Apropos bemerkenswerte Fallstudien. Seit einigen Jahren wird immer wieder von Unternehmen berichtet die bei gleichbleibendem Gehalt die Arbeitszeit ihrer Mitarbeiter drastisch verkürzt haben und dadurch wirtschaftlich erfolgreicher geworden sind. Da die einzelnen Fälle sehr unterschiedlich waren gibt es kaum eine Übersicht über die beeinflussenden Faktoren, was eine Besprechung und Bewertung schwierig macht. Virgilia Jansen-Preilowski bringt etwas Licht in das Dunkel indem sie einige nennt: Parkinson's Law, Effort-Recovery-Model, Stressempfinden und Soziale Einbindung, dazu verweist sie auf verschiedene weiterführende wissenschaftliche Quellen. Vor allem die an der Universität Bielefeld entstandene Meta-Studie
"Arbeitszeitgestaltung in der digitalisierten Arbeitswelt: Ein systematisches Literatur Review zur Wirkung von
Arbeitszeitverkürzung in Bezug auf die psychische Gesundheit" bietet dabei interessante weitere Einsichten.

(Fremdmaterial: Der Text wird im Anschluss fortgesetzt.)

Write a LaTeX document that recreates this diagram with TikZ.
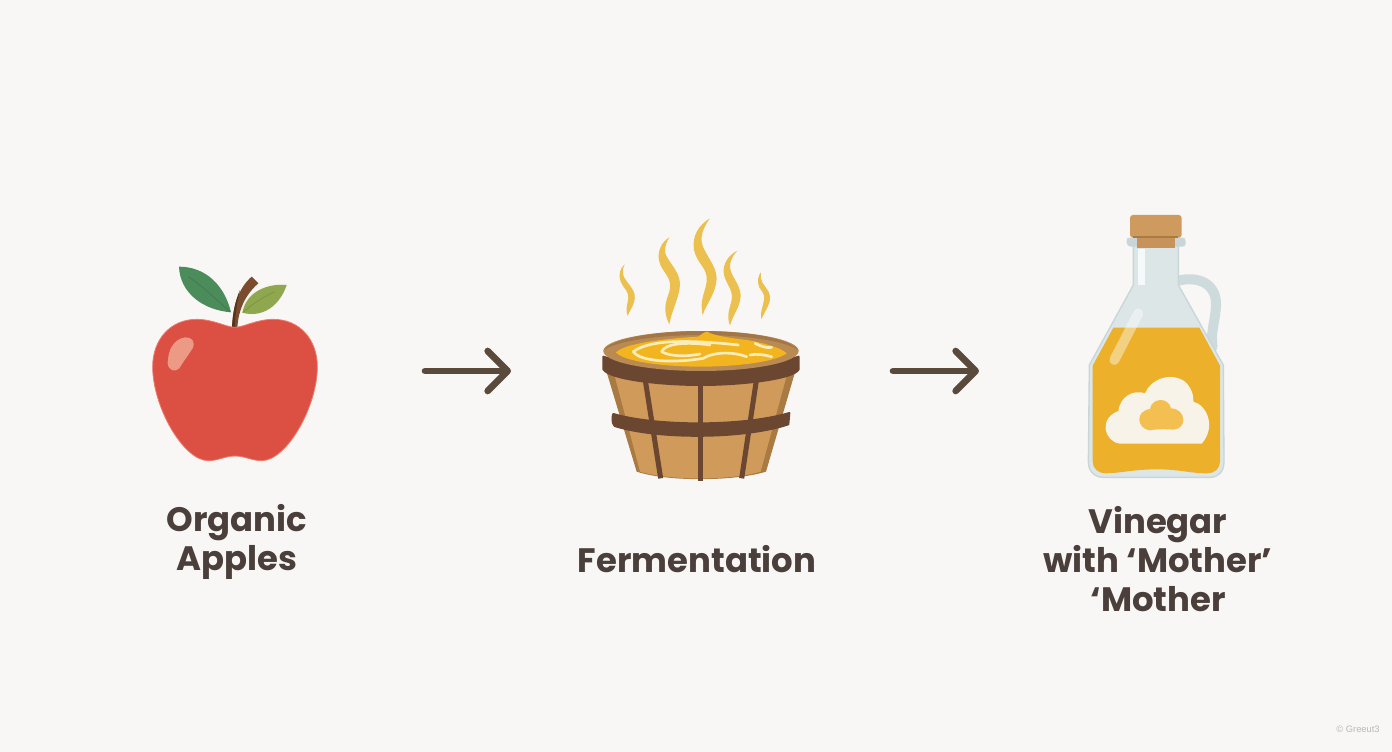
\documentclass[tikz,border=0pt]{standalone}
\usepackage{fontspec}
\setmainfont{Poppins}
\newfontfamily\wmfont{Liberation Sans}
\usetikzlibrary{arrows.meta}
\definecolor{paper}{HTML}{F8F7F5}
\definecolor{ink}{HTML}{4A3F3A}
\definecolor{arrowc}{HTML}{5A4A3C}
\definecolor{applered}{HTML}{DC4F43}
\definecolor{appleedge}{HTML}{EE7A6C}
\definecolor{shine}{HTML}{EC9A85}
\definecolor{leafdark}{HTML}{4C8B5A}
\definecolor{leafvein}{HTML}{3F7A4E}
\definecolor{leaflight}{HTML}{8FA84F}
\definecolor{veinlight}{HTML}{78933F}
\definecolor{stemc}{HTML}{7A4B2D}
\definecolor{steam}{HTML}{EBC04E}
\definecolor{rimc}{HTML}{B98A52}
\definecolor{soup}{HTML}{F3B51F}
\definecolor{froth}{HTML}{FCEDB8}
\definecolor{wood}{HTML}{D09A5A}
\definecolor{woodedge}{HTML}{A97A42}
\definecolor{band}{HTML}{6B4630}
\definecolor{glass}{HTML}{DCE6E6}
\definecolor{glassedge}{HTML}{C8D6D9}
\definecolor{corkc}{HTML}{CF9A5E}
\definecolor{vinegar}{HTML}{ECB02A}
\definecolor{cream}{HTML}{F7F3E9}
\definecolor{moth}{HTML}{F2BF50}
\tikzset{
  x=0.75pt,y=-0.75pt,
  zoomed/.style={x=0.25pt,y=-0.25pt},
  caption/.style={font=\fontsize{25.4}{29.25}\selectfont\bfseries,text=ink,align=center,inner sep=0pt},
  flowarrow/.style={draw=arrowc,line width=5pt,line cap=round,line join=round,-{Straight Barb[length=15pt,width=30pt,round]}},
  steamwisp/.style={fill=steam,draw=none},
  slat/.style={draw=band,line width=3.8pt},
  hoop/.style={fill=band,draw=band,line width=1.5pt,line join=round},
  frothline/.style={draw=froth,line width=2pt,line cap=round},
}
\begin{document}
\begin{tikzpicture}
\useasboundingbox (0,0) rectangle (1392,752);
\fill[paper] (0,0) rectangle (1392,752);

% ---------- apple
\begin{scope}[shift={(130,250)},zoomed]
\fill[leafdark] (147,50) .. controls (230,50) and (285,110) .. (303,187) .. controls (220,180) and (150,130) .. (147,50) -- cycle;
\draw[leafvein,line width=.5pt] (175,80) .. controls (220,110) and (260,150) .. (300,185);
\fill[cream] (468,102) .. controls (420,96) and (348,118) .. (332,190) .. controls (400,208) and (452,168) .. (472,104) -- cycle;
\fill[leaflight] (470,105) .. controls (420,100) and (350,120) .. (337,188) .. controls (400,205) and (450,165) .. (470,105) -- cycle;
\draw[veinlight,line width=.5pt] (340,186) .. controls (370,160) and (400,140) .. (435,125);
\fill[stemc] (306,234) .. controls (308,170) and (325,115) .. (365,80) -- (385,100) .. controls (345,135) and (325,180) .. (322,234) -- cycle;
\fill[stemc!70!black] (306,234) .. controls (308,190) and (316,150) .. (330,120) .. controls (320,160) and (315,200) .. (314,234) -- cycle;
\filldraw[fill=applered,draw=appleedge,line width=.6pt]
  (315,232) .. controls (290,232) and (250,208) .. (200,208)
  .. controls (120,208) and (68,270) .. (68,350)
  .. controls (68,470) and (160,632) .. (235,632)
  .. controls (265,632) and (285,618) .. (315,618)
  .. controls (345,618) and (365,632) .. (395,632)
  .. controls (470,632) and (562,470) .. (562,350)
  .. controls (562,270) and (510,208) .. (430,208)
  .. controls (380,208) and (340,232) .. (315,232) -- cycle;
\fill[shine] (165,262) .. controls (185,260) and (197,275) .. (188,295) .. controls (175,315) and (160,335) .. (148,355) .. controls (135,368) and (115,362) .. (113,340) .. controls (114,300) and (130,268) .. (165,262) -- cycle;
\end{scope}

% ---------- barrel
\begin{scope}[shift={(590,210)},zoomed]
\fill[steamwisp] (360,25) .. controls (325,45) and (305,80) .. (312,120) .. controls (320,160) and (355,175) .. (350,215) .. controls (345,250) and (328,270) .. (338,315) .. controls (350,280) and (378,250) .. (380,205) .. controls (380,165) and (340,130) .. (335,95) .. controls (332,70) and (345,45) .. (360,25) -- cycle;
\fill[steamwisp] (238,82) .. controls (215,95) and (200,125) .. (208,155) .. controls (215,185) and (245,200) .. (240,235) .. controls (235,265) and (212,290) .. (238,343) .. controls (245,300) and (270,260) .. (270,220) .. controls (268,180) and (228,150) .. (225,125) .. controls (224,110) and (230,95) .. (238,82) -- cycle;
\fill[steamwisp] (442,122) .. controls (415,135) and (395,165) .. (402,195) .. controls (410,225) and (430,240) .. (425,270) .. controls (420,295) and (408,315) .. (420,347) .. controls (428,315) and (452,290) .. (452,255) .. controls (450,220) and (418,195) .. (420,165) .. controls (422,150) and (430,135) .. (442,122) -- cycle;
\fill[steamwisp] (104,163) .. controls (90,175) and (84,195) .. (92,215) .. controls (100,235) and (118,245) .. (115,265) .. controls (112,285) and (105,300) .. (113,318) .. controls (122,295) and (137,280) .. (134,255) .. controls (130,230) and (100,210) .. (99,190) .. controls (98,180) and (100,170) .. (104,163) -- cycle;
\fill[steamwisp] (513,187) .. controls (505,195) and (500,215) .. (508,232) .. controls (515,245) and (525,250) .. (522,270) .. controls (520,290) and (508,305) .. (515,328) .. controls (522,305) and (542,285) .. (540,260) .. controls (537,235) and (515,225) .. (513,205) .. controls (512,200) and (512,192) .. (513,187) -- cycle;
% body
\fill[woodedge] (48,480) -- (140,785) .. controls (230,815) and (430,815) .. (528,785) -- (617,480) -- cycle;
\fill[wood] (72,490) -- (150,785) .. controls (240,812) and (420,812) .. (512,785) -- (592,490) -- cycle;
\draw[slat] (165,505) -- (212,805);
\draw[slat] (331,515) -- (331,812);
\draw[slat] (500,505) -- (455,805);
% lower hoop
\filldraw[hoop] (70,612) .. controls (200,650) and (460,650) .. (598,609) -- (595,643) .. controls (460,688) and (200,688) .. (74,648) .. controls (66,640) and (66,622) .. (70,612) -- cycle;
% upper hoop
\filldraw[hoop] (40,440) .. controls (120,470) and (540,470) .. (626,440) -- (626,478) .. controls (610,508) and (450,525) .. (333,525) .. controls (210,525) and (60,508) .. (40,478) -- cycle;
% rim and brew
\fill[rimc] (333,423) ellipse [x radius=293,y radius=60];
\fill[rimc!70!band] (40,423) .. controls (60,385) and (200,363) .. (333,363) .. controls (470,363) and (605,385) .. (626,423) .. controls (600,395) and (470,375) .. (333,375) .. controls (200,375) and (65,395) .. (40,423) -- cycle;
\fill[soup] (78,428) .. controls (100,400) and (230,385) .. (325,380) .. controls (335,372) and (345,365) .. (352,365) .. controls (365,375) and (410,383) .. (470,390) .. controls (530,400) and (575,415) .. (590,430) .. controls (560,455) and (440,470) .. (333,470) .. controls (220,470) and (105,455) .. (78,428) -- cycle;
\draw[frothline] (130,425) .. controls (170,395) and (260,385) .. (445,405);
\draw[frothline] (130,425) .. controls (150,455) and (250,460) .. (340,445) .. controls (370,425) and (430,425) .. (470,440);
\draw[frothline] (215,425) .. controls (225,400) and (290,395) .. (360,405);
\draw[frothline] (215,425) .. controls (240,440) and (290,440) .. (330,432);
\draw[frothline] (495,400) .. controls (515,410) and (530,415) .. (545,412);
\draw[frothline] (480,435) .. controls (500,430) and (525,435) .. (545,440);
\end{scope}

% ---------- bottle
\begin{scope}[shift={(1070,205)},zoomed]
\draw[glassedge!70!glass,line width=7.5pt,line cap=round] (320,228) .. controls (390,210) and (440,240) .. (438,300) .. controls (436,350) and (420,385) .. (428,425);
\filldraw[fill=glass,draw=glassedge,line width=1pt] (190,120) -- (190,240) -- (58,480) -- (55,770) .. controls (55,800) and (75,817) .. (100,817) -- (420,817) .. controls (445,817) and (462,800) .. (462,770) -- (460,480) -- (325,240) -- (325,120) -- cycle;
\fill[vinegar] (130,368) -- (388,368) -- (450,482) -- (450,770) .. controls (450,790) and (435,805) .. (410,805) .. controls (360,805) and (330,793) .. (260,793) .. controls (190,793) and (150,805) .. (105,805) .. controls (85,805) and (68,790) .. (68,770) -- (68,482) -- cycle;
\fill[white!75!glass] (203,132) rectangle (225,240);
\draw[white,opacity=.42,line width=7.5pt,line cap=round] (205,325) -- (133,465);
\fill[glassedge] (170,108) .. controls (170,98) and (175,98) .. (182,98) -- (335,98) .. controls (345,98) and (347,102) .. (347,110) .. controls (347,120) and (345,125) .. (335,125) -- (182,125) .. controls (175,125) and (170,120) .. (170,108) -- cycle;
\fill[corkc!92!band] (200,95) rectangle (315,128);
\fill[corkc,rounded corners=2.2pt] (180,30) rectangle (335,98);
\fill[woodedge] (190,94) rectangle (325,99);
\fill[cream] (150,716) .. controls (102,710) and (85,640) .. (145,618) .. controls (150,575) and (190,552) .. (225,565) .. controls (240,525) and (300,498) .. (345,530) .. controls (362,545) and (372,570) .. (370,590) .. controls (410,600) and (440,665) .. (395,716) -- cycle;
\fill[moth] (238,676) .. controls (200,670) and (195,618) .. (240,612) .. controls (245,578) and (295,575) .. (303,610) .. controls (350,612) and (352,672) .. (310,674) .. controls (285,672) and (262,672) .. (238,676) -- cycle;
\end{scope}

% ---------- flow
\coordinate (a1s) at (425,371);
\coordinate (a1e) at (511,371);
\coordinate (a2s) at (893,371);
\coordinate (a2e) at (979,371);
\draw[flowarrow] (a1s) -- (a1e);
\draw[flowarrow] (a2s) -- (a2e);

\node[caption,anchor=center] (apples) at (237,542) {Organic\\Apples};
\node[caption,anchor=center] (ferment) at (697,559) {Fermentation};
\node[caption,anchor=center] (vin) at (1158,559) {Vinegar\\with ‘Mother’\\‘Mother};
\node[font=\wmfont\fontsize{7}{8}\selectfont,text=black!28,inner sep=0pt] (mark) at (1358,729) {© Greeut3};
\end{tikzpicture}
\end{document}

Auch ein Klassiker unter den Kategorien die hier gerne verlinkt werden: Berichte über den Einsatz agiler Frameworks in einem eher untypischen Umfeld. Uno de Waal hat die Einführung von Scrum in einer Redaktion miterlebt und mitgestaltet und die dabei gemachten Erfahrungen in einem Artikel zusammengefasst. Eine seiner Erkenntnisse findet sich auch in vielen vergleichbaren Fällen wieder - selbst grundlegende Praktiken wie die Visualisierung von Arbeit und die kollaborative Aufwandsschätzung können in Organisationen die bisher anders gearbeitet haben bereits zu weitreichenden Verbesserungen führen.